PROBLEM REQUIREMENTS -
Extract, in full, the lines below, beginning at the first and ending with the line that contains "4.15,4.27,4.36];". Pictures do not belong in the copy.

DATASET SECTION -
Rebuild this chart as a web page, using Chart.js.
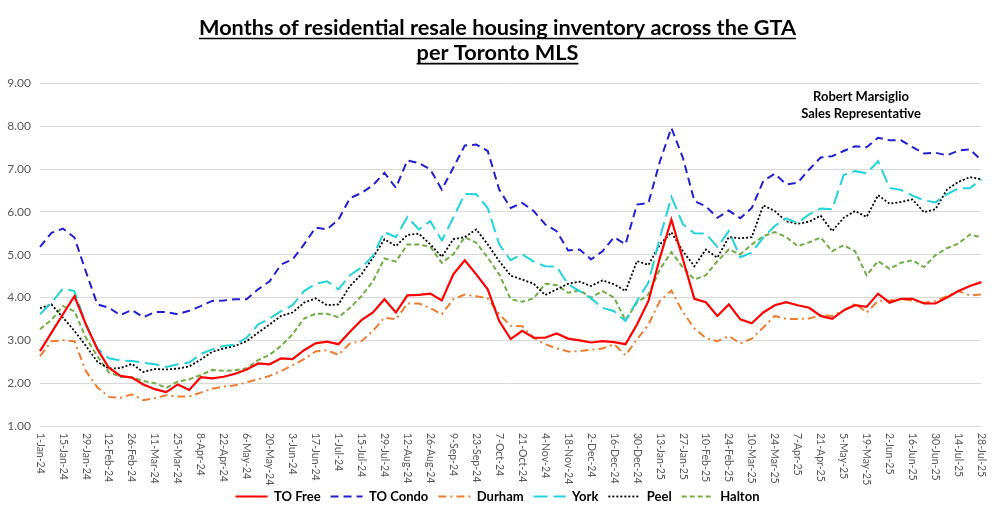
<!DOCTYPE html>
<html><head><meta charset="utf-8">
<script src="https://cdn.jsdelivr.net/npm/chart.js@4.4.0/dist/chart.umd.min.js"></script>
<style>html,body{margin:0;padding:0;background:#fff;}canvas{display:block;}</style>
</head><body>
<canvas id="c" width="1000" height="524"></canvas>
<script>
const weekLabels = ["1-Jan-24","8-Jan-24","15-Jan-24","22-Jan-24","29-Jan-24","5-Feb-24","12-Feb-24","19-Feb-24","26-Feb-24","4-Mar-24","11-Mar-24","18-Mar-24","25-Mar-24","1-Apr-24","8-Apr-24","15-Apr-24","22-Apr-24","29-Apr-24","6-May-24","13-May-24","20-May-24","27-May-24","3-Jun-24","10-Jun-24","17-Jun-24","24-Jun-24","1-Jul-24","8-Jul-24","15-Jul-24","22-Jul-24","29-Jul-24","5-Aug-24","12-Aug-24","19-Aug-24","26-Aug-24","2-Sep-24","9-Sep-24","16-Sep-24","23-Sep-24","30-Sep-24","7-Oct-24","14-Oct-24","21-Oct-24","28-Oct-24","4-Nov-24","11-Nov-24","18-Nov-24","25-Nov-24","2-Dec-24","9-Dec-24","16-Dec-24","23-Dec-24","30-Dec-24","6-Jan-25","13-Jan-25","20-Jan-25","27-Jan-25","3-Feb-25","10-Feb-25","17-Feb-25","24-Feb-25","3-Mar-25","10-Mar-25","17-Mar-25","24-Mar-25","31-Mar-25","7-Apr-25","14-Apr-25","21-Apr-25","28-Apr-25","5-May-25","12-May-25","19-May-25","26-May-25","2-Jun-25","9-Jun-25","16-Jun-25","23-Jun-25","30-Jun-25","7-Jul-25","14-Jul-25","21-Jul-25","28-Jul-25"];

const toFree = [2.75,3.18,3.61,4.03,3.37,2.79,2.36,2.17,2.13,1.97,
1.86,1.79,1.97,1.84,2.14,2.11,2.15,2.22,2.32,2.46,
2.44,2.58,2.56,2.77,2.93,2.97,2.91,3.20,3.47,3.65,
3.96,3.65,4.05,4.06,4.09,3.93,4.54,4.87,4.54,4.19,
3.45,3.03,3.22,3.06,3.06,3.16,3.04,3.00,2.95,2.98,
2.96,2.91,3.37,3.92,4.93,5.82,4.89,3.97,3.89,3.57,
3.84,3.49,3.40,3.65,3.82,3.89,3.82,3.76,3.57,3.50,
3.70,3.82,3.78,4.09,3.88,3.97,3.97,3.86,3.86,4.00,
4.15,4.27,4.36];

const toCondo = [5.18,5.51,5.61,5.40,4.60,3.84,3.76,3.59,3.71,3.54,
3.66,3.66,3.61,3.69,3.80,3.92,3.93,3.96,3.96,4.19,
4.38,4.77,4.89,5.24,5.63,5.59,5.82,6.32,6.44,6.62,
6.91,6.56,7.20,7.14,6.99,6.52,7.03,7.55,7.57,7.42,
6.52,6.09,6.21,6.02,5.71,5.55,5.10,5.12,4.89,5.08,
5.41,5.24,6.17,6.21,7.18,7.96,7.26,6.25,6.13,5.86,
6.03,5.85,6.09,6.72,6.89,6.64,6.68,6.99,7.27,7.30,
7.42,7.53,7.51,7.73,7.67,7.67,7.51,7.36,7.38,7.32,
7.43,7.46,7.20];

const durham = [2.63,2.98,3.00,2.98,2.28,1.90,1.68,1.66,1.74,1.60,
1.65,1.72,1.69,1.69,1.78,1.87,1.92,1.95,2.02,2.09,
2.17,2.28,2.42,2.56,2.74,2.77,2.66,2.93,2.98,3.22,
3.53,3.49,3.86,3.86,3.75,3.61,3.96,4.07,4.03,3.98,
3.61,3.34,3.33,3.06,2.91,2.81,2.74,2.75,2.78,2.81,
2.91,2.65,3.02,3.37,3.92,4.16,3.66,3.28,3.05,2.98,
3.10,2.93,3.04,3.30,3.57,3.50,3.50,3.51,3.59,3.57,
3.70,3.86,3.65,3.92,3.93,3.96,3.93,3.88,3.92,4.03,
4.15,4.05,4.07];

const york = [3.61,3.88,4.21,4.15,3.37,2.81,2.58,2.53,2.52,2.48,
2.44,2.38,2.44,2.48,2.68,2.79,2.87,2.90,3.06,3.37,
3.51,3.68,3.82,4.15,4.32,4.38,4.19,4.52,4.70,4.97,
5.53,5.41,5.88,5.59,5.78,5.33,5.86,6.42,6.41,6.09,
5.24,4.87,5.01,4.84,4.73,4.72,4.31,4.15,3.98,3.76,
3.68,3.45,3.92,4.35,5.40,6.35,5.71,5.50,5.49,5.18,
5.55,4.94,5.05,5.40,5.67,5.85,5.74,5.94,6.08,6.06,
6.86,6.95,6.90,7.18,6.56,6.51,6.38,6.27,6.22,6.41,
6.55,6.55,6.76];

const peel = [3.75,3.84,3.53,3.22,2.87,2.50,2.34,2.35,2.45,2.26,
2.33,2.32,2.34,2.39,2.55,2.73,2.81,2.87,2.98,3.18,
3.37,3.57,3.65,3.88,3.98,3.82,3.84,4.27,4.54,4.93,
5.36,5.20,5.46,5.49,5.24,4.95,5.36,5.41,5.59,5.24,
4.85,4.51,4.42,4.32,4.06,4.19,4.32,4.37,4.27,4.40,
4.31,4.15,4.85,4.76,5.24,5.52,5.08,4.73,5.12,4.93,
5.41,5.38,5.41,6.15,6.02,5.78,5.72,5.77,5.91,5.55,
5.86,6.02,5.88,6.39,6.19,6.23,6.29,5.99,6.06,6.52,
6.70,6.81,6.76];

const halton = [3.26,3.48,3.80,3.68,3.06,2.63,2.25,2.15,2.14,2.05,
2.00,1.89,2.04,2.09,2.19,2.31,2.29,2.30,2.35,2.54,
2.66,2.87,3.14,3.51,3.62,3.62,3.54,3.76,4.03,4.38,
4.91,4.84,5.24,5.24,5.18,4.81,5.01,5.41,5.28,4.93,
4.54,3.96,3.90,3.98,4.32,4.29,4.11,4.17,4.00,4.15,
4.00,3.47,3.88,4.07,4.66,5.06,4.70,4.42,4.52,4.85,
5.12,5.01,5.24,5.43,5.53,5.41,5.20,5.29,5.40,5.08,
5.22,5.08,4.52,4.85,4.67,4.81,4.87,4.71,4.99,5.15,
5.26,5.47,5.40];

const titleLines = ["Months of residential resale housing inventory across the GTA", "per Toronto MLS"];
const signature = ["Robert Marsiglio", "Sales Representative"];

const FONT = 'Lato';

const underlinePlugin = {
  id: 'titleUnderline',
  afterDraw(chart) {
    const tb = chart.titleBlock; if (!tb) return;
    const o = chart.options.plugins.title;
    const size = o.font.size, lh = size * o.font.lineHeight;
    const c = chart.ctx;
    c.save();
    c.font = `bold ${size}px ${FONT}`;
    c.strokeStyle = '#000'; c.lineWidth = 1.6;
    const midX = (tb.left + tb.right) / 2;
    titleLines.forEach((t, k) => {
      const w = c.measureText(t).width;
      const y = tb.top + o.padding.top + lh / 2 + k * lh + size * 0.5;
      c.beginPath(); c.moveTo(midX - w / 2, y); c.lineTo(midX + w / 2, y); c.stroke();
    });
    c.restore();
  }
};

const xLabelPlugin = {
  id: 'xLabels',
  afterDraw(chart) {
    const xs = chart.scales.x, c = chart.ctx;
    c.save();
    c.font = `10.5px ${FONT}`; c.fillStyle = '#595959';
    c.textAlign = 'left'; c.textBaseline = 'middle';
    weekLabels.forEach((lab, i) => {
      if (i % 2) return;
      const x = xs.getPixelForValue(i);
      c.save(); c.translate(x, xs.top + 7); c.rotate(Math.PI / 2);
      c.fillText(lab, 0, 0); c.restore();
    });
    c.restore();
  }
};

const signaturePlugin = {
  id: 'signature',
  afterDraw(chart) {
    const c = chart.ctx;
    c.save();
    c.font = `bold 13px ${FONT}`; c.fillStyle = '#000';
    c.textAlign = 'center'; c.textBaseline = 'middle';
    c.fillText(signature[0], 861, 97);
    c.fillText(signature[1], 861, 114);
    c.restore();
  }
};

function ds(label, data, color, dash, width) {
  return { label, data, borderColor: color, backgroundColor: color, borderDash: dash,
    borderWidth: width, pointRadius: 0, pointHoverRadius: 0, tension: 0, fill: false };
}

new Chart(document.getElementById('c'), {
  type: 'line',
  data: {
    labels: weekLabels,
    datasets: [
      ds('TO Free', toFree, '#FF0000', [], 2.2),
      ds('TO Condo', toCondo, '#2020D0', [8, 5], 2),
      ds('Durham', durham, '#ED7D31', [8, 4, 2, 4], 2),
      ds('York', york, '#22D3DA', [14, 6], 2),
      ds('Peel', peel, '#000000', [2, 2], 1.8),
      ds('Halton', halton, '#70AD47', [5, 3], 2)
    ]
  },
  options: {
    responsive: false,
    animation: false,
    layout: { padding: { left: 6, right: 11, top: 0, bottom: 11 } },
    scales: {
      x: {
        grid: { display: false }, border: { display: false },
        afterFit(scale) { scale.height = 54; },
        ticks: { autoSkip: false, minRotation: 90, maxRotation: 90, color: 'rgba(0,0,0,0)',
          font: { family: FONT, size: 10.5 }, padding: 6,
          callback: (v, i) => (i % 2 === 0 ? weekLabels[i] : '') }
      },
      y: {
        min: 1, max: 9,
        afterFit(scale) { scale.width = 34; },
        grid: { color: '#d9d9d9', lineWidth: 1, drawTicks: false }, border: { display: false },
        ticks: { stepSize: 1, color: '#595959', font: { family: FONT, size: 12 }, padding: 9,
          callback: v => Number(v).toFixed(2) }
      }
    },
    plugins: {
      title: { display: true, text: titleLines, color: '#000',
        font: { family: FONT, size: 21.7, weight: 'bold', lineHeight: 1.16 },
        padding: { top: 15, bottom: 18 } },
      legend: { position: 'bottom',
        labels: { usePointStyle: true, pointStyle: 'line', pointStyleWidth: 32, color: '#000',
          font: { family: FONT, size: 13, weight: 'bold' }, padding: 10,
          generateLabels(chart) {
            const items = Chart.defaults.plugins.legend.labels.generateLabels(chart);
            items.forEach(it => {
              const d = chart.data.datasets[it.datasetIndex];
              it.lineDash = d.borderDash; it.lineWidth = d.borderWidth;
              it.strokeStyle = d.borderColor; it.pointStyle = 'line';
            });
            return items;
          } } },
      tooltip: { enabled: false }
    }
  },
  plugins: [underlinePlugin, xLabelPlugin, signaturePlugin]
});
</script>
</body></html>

RESULT OF THIS TASK -
Rebuild this chart as a web page, using Chart.js.
<!DOCTYPE html>
<html><head><meta charset="utf-8">
<script src="https://cdn.jsdelivr.net/npm/chart.js@4.4.0/dist/chart.umd.min.js"></script>
<style>html,body{margin:0;padding:0;background:#fff;}canvas{display:block;}</style>
</head><body>
<canvas id="c" width="1000" height="524"></canvas>
<script>
const weekLabels = ["1-Jan-24","8-Jan-24","15-Jan-24","22-Jan-24","29-Jan-24","5-Feb-24","12-Feb-24","19-Feb-24","26-Feb-24","4-Mar-24","11-Mar-24","18-Mar-24","25-Mar-24","1-Apr-24","8-Apr-24","15-Apr-24","22-Apr-24","29-Apr-24","6-May-24","13-May-24","20-May-24","27-May-24","3-Jun-24","10-Jun-24","17-Jun-24","24-Jun-24","1-Jul-24","8-Jul-24","15-Jul-24","22-Jul-24","29-Jul-24","5-Aug-24","12-Aug-24","19-Aug-24","26-Aug-24","2-Sep-24","9-Sep-24","16-Sep-24","23-Sep-24","30-Sep-24","7-Oct-24","14-Oct-24","21-Oct-24","28-Oct-24","4-Nov-24","11-Nov-24","18-Nov-24","25-Nov-24","2-Dec-24","9-Dec-24","16-Dec-24","23-Dec-24","30-Dec-24","6-Jan-25","13-Jan-25","20-Jan-25","27-Jan-25","3-Feb-25","10-Feb-25","17-Feb-25","24-Feb-25","3-Mar-25","10-Mar-25","17-Mar-25","24-Mar-25","31-Mar-25","7-Apr-25","14-Apr-25","21-Apr-25","28-Apr-25","5-May-25","12-May-25","19-May-25","26-May-25","2-Jun-25","9-Jun-25","16-Jun-25","23-Jun-25","30-Jun-25","7-Jul-25","14-Jul-25","21-Jul-25","28-Jul-25"];

const toFree = [2.75,3.18,3.61,4.03,3.37,2.79,2.36,2.17,2.13,1.97,
1.86,1.79,1.97,1.84,2.14,2.11,2.15,2.22,2.32,2.46,
2.44,2.58,2.56,2.77,2.93,2.97,2.91,3.20,3.47,3.65,
3.96,3.65,4.05,4.06,4.09,3.93,4.54,4.87,4.54,4.19,
3.45,3.03,3.22,3.06,3.06,3.16,3.04,3.00,2.95,2.98,
2.96,2.91,3.37,3.92,4.93,5.82,4.89,3.97,3.89,3.57,
3.84,3.49,3.40,3.65,3.82,3.89,3.82,3.76,3.57,3.50,
3.70,3.82,3.78,4.09,3.88,3.97,3.97,3.86,3.86,4.00,
4.15,4.27,4.36];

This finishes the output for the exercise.